begin DATA TO USE

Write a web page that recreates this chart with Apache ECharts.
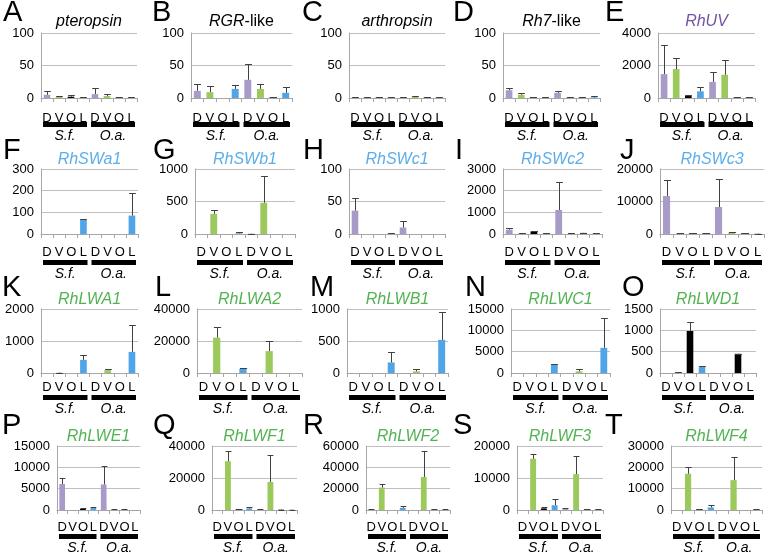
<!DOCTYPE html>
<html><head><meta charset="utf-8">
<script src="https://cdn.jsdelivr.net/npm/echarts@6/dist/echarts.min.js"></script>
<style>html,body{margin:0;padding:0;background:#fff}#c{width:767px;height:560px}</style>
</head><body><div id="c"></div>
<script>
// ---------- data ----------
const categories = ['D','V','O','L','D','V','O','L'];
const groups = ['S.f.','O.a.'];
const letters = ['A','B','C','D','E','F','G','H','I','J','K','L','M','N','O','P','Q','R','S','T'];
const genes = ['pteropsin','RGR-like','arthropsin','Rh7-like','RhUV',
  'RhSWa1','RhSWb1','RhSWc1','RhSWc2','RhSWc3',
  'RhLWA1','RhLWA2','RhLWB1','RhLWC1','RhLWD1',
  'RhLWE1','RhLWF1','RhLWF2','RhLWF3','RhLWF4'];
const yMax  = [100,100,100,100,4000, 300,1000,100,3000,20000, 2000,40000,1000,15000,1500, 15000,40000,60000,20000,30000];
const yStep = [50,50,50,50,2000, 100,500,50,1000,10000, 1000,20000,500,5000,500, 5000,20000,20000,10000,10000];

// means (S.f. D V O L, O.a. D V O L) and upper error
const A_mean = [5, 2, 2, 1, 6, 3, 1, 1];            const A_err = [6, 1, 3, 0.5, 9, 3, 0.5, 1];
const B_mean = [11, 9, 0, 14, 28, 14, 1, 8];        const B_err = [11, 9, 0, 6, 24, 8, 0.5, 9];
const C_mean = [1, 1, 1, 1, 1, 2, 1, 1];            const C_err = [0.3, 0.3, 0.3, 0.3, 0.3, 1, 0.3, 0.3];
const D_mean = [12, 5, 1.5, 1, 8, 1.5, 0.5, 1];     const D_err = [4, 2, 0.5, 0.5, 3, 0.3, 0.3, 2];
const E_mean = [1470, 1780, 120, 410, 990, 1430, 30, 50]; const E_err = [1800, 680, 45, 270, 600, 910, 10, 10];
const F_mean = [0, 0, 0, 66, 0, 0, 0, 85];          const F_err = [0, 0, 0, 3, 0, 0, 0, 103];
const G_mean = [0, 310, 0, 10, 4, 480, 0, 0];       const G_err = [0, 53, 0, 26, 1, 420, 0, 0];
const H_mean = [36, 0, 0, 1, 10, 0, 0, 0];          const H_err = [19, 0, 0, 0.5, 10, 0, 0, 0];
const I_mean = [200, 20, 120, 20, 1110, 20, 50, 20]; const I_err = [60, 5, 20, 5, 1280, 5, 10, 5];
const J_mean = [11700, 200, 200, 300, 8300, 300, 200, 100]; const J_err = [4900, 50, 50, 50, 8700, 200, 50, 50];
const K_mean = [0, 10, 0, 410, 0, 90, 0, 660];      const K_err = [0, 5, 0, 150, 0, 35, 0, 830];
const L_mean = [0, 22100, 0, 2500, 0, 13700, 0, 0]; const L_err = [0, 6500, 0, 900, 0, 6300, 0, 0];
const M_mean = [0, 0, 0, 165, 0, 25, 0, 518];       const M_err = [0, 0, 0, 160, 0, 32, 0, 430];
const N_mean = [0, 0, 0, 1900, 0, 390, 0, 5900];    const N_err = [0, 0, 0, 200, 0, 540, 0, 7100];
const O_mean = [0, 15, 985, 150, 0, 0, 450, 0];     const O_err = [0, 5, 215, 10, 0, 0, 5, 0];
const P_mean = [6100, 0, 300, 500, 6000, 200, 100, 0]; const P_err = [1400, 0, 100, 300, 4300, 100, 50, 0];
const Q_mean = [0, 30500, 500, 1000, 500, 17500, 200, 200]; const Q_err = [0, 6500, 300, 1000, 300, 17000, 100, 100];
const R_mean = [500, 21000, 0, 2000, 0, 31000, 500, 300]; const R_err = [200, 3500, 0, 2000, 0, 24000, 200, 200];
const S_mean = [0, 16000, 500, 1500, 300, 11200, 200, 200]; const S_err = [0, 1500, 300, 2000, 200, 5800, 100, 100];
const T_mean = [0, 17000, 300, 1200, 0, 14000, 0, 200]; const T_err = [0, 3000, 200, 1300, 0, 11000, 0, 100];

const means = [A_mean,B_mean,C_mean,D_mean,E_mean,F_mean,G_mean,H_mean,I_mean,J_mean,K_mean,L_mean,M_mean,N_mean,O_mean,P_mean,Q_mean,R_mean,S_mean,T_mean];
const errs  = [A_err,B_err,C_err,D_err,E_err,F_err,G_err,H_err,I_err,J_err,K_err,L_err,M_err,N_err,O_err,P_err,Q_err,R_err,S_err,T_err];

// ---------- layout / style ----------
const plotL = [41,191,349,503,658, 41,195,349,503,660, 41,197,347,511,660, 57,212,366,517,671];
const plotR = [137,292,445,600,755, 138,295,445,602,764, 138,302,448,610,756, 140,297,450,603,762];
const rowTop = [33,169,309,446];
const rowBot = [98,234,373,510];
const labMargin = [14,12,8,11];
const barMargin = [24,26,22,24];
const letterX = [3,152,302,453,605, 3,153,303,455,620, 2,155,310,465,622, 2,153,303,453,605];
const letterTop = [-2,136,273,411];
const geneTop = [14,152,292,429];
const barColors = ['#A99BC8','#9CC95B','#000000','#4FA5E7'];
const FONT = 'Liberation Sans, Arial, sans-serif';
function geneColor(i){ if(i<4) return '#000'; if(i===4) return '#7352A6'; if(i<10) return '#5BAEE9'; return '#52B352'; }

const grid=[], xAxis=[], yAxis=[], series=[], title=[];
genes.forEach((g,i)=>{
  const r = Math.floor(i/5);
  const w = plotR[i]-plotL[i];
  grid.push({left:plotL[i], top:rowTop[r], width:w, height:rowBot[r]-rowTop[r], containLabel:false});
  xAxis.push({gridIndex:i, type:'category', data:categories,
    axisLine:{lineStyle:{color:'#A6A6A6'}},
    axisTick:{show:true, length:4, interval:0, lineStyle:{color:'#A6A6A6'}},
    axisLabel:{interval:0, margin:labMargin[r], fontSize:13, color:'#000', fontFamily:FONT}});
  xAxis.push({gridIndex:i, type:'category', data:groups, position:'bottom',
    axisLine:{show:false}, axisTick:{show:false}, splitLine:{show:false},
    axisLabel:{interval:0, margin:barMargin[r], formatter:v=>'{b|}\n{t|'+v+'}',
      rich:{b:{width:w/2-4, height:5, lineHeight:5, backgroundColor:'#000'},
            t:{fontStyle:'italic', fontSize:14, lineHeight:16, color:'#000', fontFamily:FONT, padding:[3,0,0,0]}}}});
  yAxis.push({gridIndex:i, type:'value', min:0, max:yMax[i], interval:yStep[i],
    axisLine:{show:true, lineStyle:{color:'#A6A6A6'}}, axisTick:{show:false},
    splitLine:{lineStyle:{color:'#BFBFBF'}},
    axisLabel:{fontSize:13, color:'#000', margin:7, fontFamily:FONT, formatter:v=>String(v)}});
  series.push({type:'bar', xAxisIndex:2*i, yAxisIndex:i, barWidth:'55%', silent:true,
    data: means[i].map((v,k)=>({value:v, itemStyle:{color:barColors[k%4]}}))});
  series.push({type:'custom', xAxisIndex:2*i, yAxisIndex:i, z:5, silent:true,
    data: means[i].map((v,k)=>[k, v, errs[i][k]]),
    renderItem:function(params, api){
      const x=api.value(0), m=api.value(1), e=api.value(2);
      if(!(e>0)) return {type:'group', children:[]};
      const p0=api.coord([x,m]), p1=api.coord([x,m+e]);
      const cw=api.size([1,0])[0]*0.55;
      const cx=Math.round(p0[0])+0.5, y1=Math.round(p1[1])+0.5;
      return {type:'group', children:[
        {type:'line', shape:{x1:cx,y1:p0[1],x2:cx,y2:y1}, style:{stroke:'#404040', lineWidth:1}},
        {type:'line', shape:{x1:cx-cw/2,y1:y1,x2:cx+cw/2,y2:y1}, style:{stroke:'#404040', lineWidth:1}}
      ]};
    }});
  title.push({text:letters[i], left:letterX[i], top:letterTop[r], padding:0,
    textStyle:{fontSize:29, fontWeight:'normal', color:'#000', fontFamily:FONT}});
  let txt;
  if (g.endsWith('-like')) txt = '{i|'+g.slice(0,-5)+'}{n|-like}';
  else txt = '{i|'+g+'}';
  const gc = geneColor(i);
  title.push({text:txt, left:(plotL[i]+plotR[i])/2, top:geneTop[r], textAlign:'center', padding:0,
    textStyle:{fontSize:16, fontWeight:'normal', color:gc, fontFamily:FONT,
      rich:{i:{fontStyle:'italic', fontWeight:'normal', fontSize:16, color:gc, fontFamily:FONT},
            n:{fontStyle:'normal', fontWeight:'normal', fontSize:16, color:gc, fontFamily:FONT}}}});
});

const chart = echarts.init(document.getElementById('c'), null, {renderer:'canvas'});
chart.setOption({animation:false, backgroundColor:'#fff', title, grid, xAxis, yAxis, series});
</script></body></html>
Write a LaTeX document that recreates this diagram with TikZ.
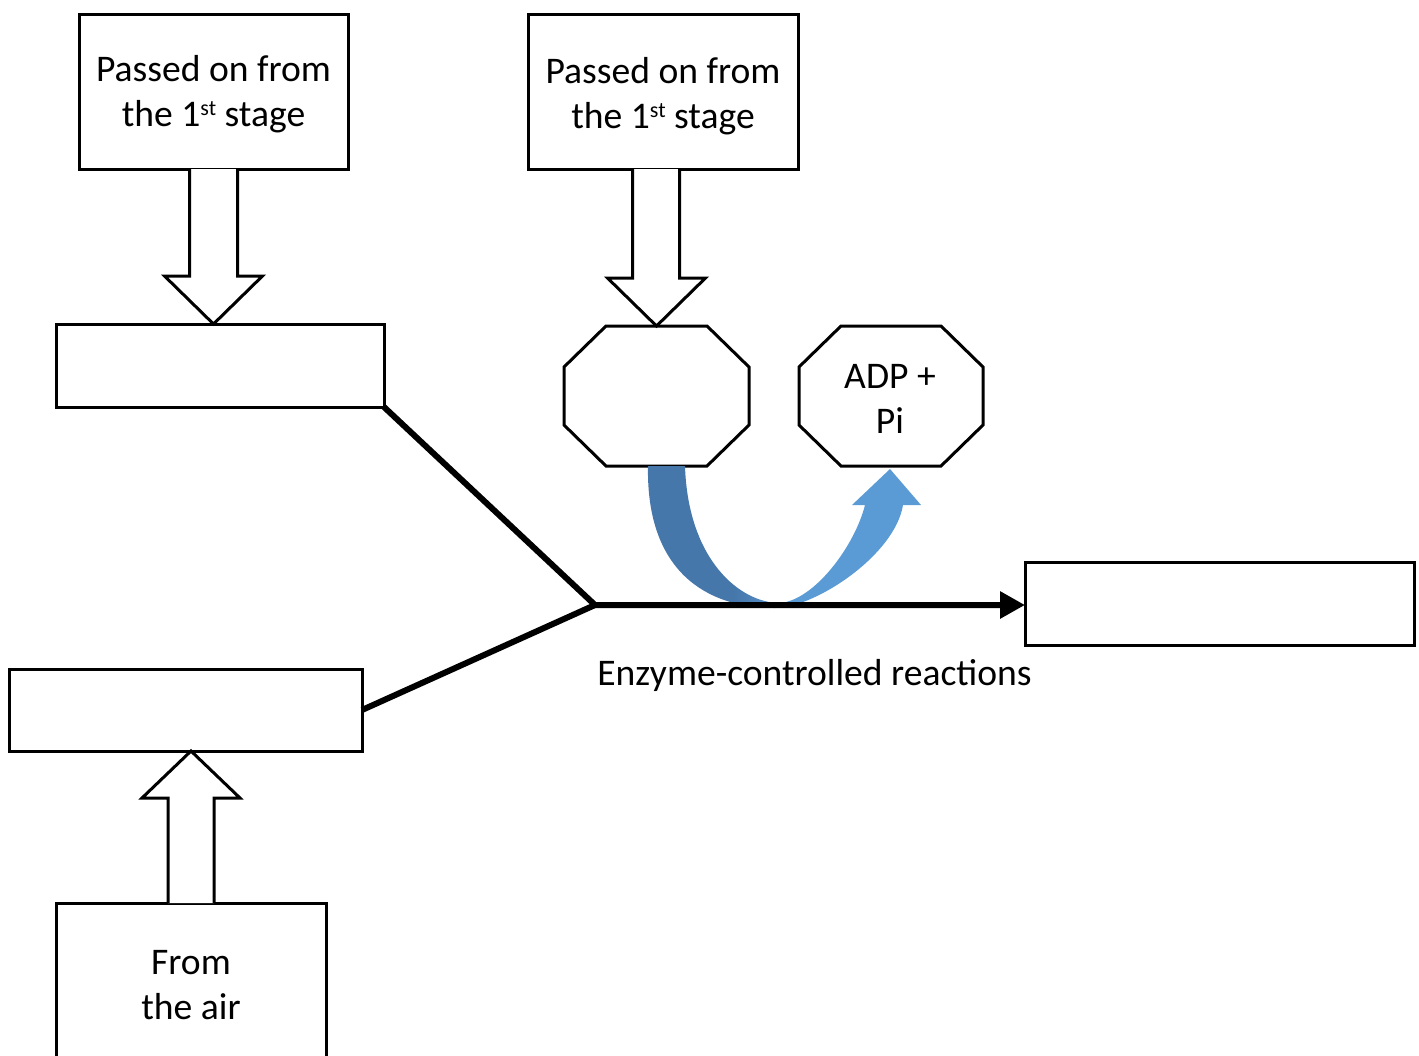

end DATA TO USE

> PROMPT
Look through the entries above and report each line where the string "this" occurs.

> THE COMPLETED TASK
Write a web page that recreates this chart with Apache ECharts.
Write a LaTeX document that recreates this diagram with TikZ.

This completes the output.